Нью-Йорк – то место, где напирают, сталкиваются и карабкаются, обрываются – и снова карабкаются вверх, напирая, самые амбициозные, самые живучие, самые о себе возомнившие. Они напирают уже сто лет, и манхэттенский архитектурный частокол – зрительный образ этой страшной энергии, вечно растущий коралловый риф, продукт особого метаболизма воли. С какой стороны на него ни глянешь – через Гудзон или через Ист-ривер, с океана или с вертолета – Манхэттен потрясает: смотрите, смотрите, вон как его выперло! Густой лес фаллических символов – бутылочные ерши, стамески, напильники, сверла, паяльники с жабрами, светящиеся ночью, днем горящие яркой медью, зеленым золотом, голубоватым горным хрусталем; на вершинах громоздятся еще вершины, на вознесенных под небеса плоских крышах выстроены целые поместья: дома, заборы, сады; груды окон осыпаются с вершин в каменные долины, превращаясь там, внизу, в исполинские, пятиэтажные ворота витрин, набитых соблазнами; жизнь копошится по всей вертикали, гнездится на всей «подвижной лестнице Ламарка»: сложной резьбой, львиной, бараньей или девичьей головой будет украшена какая-нибудь балка или карниз на пятидесятом этаже, там, где увидеть ее сможет только чайка или сосед в доме напротив, а прохожий – никогда. Никогда. Но зато он увидит то, чего не видят верхние, подоблачные жильцы: он увидит, как чугунное тесто, застывая, просочилось, разыскало щели и трещины и вылезло наружу шишками, надолбами, крюками, решетками, столбиками для привязывания невидимого людям транспорта, какими-то цепями, какими-то замками, какими-то рамами; он пройдет по гулким люкам и железным листам, прикрывающим таинственные полупустоты различного назначения, ногами он ощутит дрожь и судорогу пронесшегося подземного поезда и подумает, что под Манхэттеном, рвущимся к синему небу, лежит Манхэттен утробный, подземный, уходящий в глубину – бог знает, на сколько этажей. Инь и Ян, корни и стволы, и ветки, и почки, и плоды, всё сразу.

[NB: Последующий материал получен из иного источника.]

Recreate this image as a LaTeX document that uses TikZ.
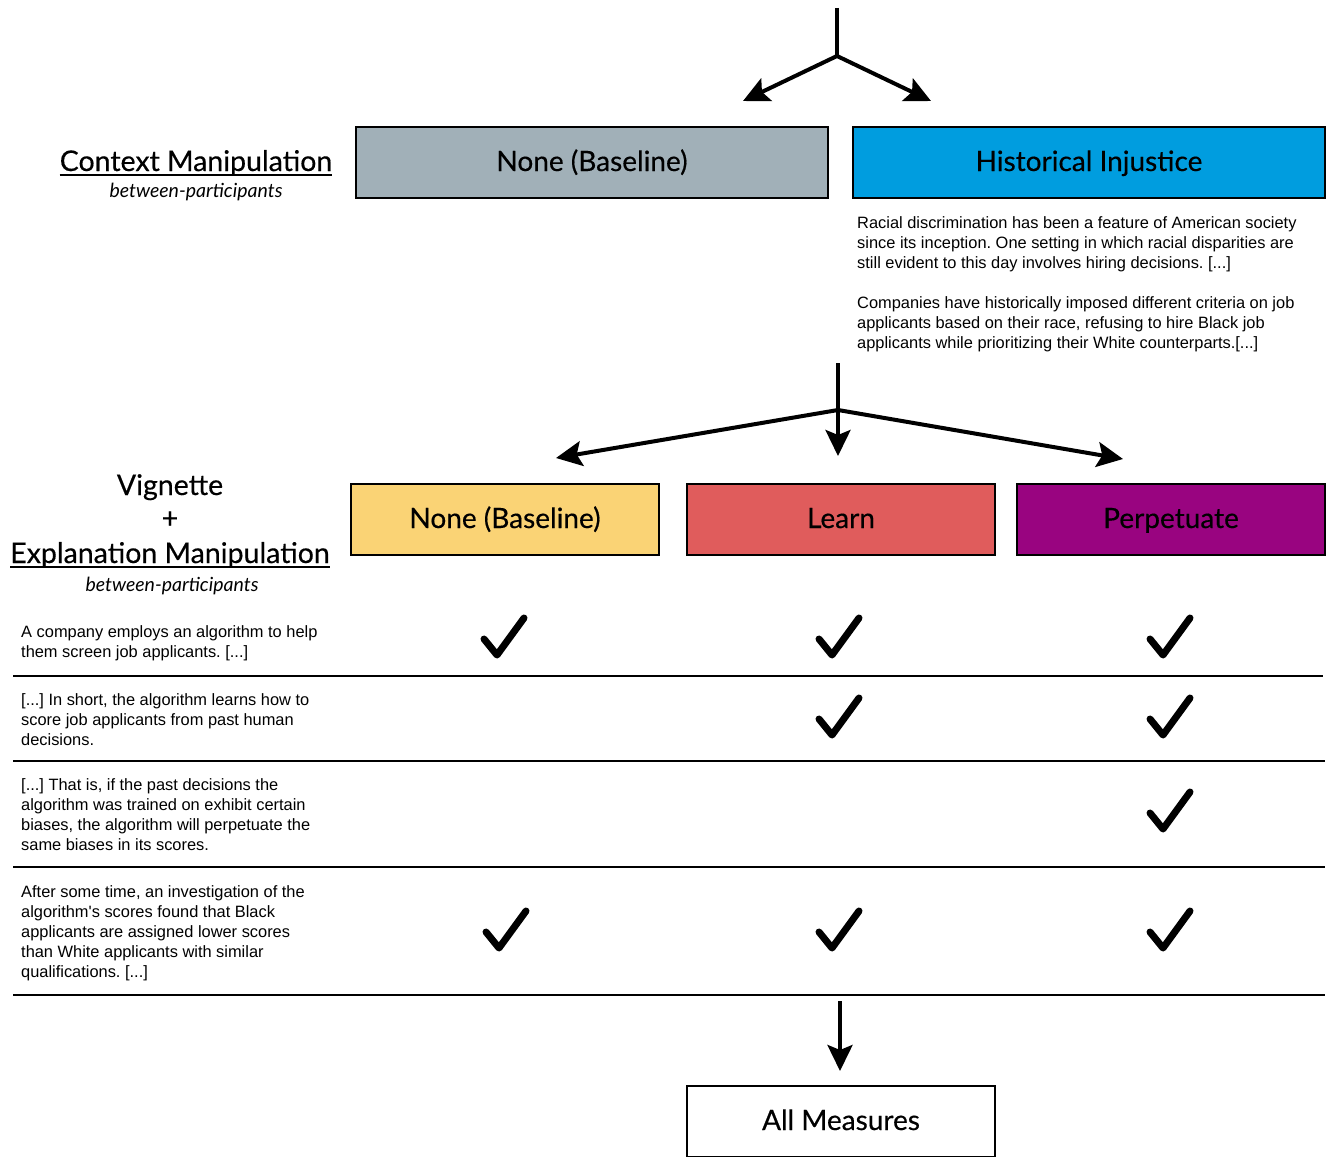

Сюда надо привозить больных, расслабленных, потухших, потерявших интерес к жизни. Пусть хоть разозлятся! Пусть хоть позавидуют! Пусть хоть проклянут, – неважно, – кровь закипит, глаза засверкают, кулаки сожмутся: ух, я бы их всех! Очень хорошо, больной: вот вы уже и зашевелились. А потом поднять его на девяностый этаж на скоростном, хорошо пахнущем лифте и показать ему все богатства, всю славу земную, как в свое время Сатана показывал Христу. Господь не взял, не соблазнился, отверг, так на то он и Сын Божий. Зачем ему?

А люди вот взяли.

Им-то надо.

А кому не надо – всегда можно устроиться в тайгу лесничим.